Zdjęcie okładkowe artykułu:
zdjęcie autora artykułu

W 14. kolejce PGNIG Superligi doszło do sporej niespodzianki. Pomimo osłabienia fizycznego związanego z epidemią grypy jelitowej, szczypiorniści Nielby zremisowali w hali wągrowieckiego Ośrodka Sportu i Rekreacji z Orlen Wisłą Płock 30:30 (15:17).

- Od początku zdawaliśmy sobie sprawę, że sobotnie spotkanie z mistrzem Polski będzie dla nas bardzo trudne - rozpoczął swoją wypowiedź pomeczową Dawid Przysiek. Według wągrowieckiego środkowego rozgrywającego nielbiści mieli duże problemy zdrowotne przed samym meczem. - Od czwartku trzy czwarte drużyny zmagało się z wymiotami oraz wysoką gorączką. W piątek wysłaliśmy pismo do Związku Piłki Ręcznej w Polsce z prośbą o przełożenie meczu. Niestety ZPRP nie zgodził się na to. Wynik remisowy, który osiągnęliśmy, jest dla nas zwycięski. Jesteśmy z tego powodu bardzo zadowoleni - tłumaczył nielbista.

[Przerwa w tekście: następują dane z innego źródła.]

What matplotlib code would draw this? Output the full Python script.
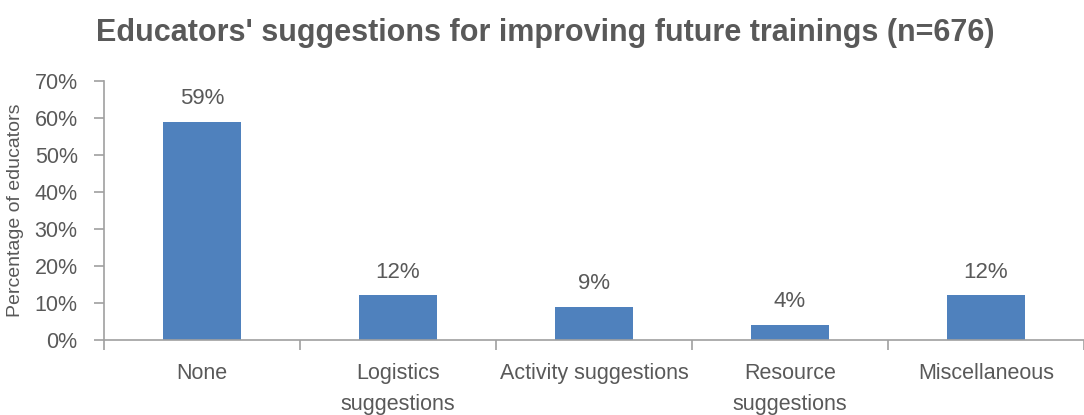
import matplotlib
matplotlib.use("Agg")
import matplotlib.pyplot as plt
from matplotlib.ticker import FuncFormatter, FixedLocator
import numpy as np

categories = ["None", "Logistics\nsuggestions", "Activity suggestions", "Resource\nsuggestions", "Miscellaneous"]
values = [59, 12, 9, 4, 12]
labels = ["59%", "12%", "9%", "4%", "12%"]
title = "Educators' suggestions for improving future trainings (n=676)"
ylabel = "Percentage of educators"

font = ["Liberation Sans Narrow", "Liberation Sans", "DejaVu Sans"]
plt.rcParams['font.family'] = font
txt = "#595959"
axc = "#a0a0a0"
barc = "#4f81bd"

fig = plt.figure(figsize=(10.84, 4.15), dpi=100)
ax = fig.add_axes([0.096, 0.181, 0.904, 0.624])

x = np.arange(len(categories))
ax.bar(x, values, width=0.4, color=barc, zorder=2)
for xi, v, l in zip(x, values, labels):
    ax.text(xi, v + 3.5, l, ha="center", va="bottom", fontsize=16, color=txt)

ax.set_xlim(-0.5, len(categories) - 0.5)
ax.set_ylim(0, 70)
ax.set_yticks(np.arange(0, 71, 10))
ax.yaxis.set_major_formatter(FuncFormatter(lambda v, p: f"{int(v)}%"))
ax.set_xticks(x)
ax.set_xticklabels(categories, fontsize=15.5, color=txt, linespacing=1.6, va="top")
ax.xaxis.set_minor_locator(FixedLocator(np.arange(-0.5, len(categories), 1)))
ax.tick_params(axis="x", which="major", length=0, pad=17)
ax.tick_params(axis="x", which="minor", length=7, color=axc, width=1.2)
ax.tick_params(axis="y", labelsize=15.5, colors=txt, length=7, color=axc, width=1.2, pad=12)
for s in ["top", "right"]:
    ax.spines[s].set_visible(False)
for s in ["left", "bottom"]:
    ax.spines[s].set_color(axc)
    ax.spines[s].set_linewidth(1.2)
ax.set_ylabel(ylabel, fontsize=14, color=txt, va="center")
ax.yaxis.set_label_coords(-0.09, 0.5)
fig.text(0.503, 0.92, title, ha="center", va="center", fontsize=22, fontweight="bold", color=txt)

fig.savefig("out.png", dpi=100)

Z kolei Łukasz Gierak przyznał, iż fizycznie zawodnicy Nielby czuli się osłabieni po chorobie. Włożyli jednak w spotkanie z Orlen Wisłą Płock więcej serca i ambicji. - Nasza gra wyglądała dobrze. Pokazaliśmy, że braki fizyczne można nadrobić wolą walki. Cieszymy się bardzo, że udało się nam zremisować z aktualnym mistrzem Polski. Zdobyliśmy niezwykle cenny dla nas punkt. Nie ustrzegliśmy się jednak pewnych błędów, które pojawiły się chyba ze zmęczenia. W końcówce zachowaliśmy sporo sił, które pozwoliły nam wywalczyć remis - oceniał wychowanek wągrowieckiego MKS-u.